A biomass plant would have all the resources it needs just from logging operation waste wood and forest fire fuel from around buildings and habituated areas, Benson said.
“It’s always a little tricky to figure out what people want and what they’re willing to accept in creating energy,” Benson said.
Energy efficiency
“The cheapest energy is the energy you never use.” That’s the motto of the energy efficiency working group.
The group has come up with 12 simple ways to reduce energy use in the home, and the Grand Marais Public Utilities Commission offers rebates for customers who purchase the products needed to implement those ideas: gaskets on outlets in exterior walls; water heater blankets; power strips to turn off multiple electronic devices; pipe insulation; clothesline for hanging clothes outside to dry; weather stripping; watersaving shower heads; door sweeps; caulk for around windows and doors; shrink wrap for windows; expanding foam; and programmable thermostats.
Karen Blackburn of the energy efficiency working group suggested that people donate curly light bulbs to the Food Shelf as a way to help others decrease energy use and costs.

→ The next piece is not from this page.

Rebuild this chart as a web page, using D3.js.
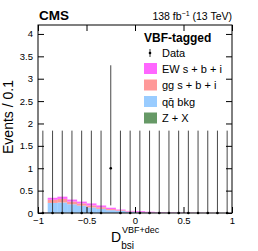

The group has received a grant for an energy-efficiency curriculum for area schools and another for PUC-sponsored energy audit parties that can help fund energy efficiency upgrades. Blackburn would like to offer a class on green building techniques for local contractors seeking recertification.
Transportation
The transportation working group is in full swing, with a ridesharing website in the works thanks to a $4,000 Lloyd K. Johnson grant. People could also use the site if they would like someone to pick something up for them when they’re going somewhere.
Another of this group’s goals is to create better walkways in towns throughout the county.
According to the CCLEP website, transportation accounts for 30% of America’s energy use.
The work of CCLEP may seem slow at first, but as the nation pursues new technology, the pursuit of renewable sources of energy is likely to gather momentum like a stone rolling down a hill.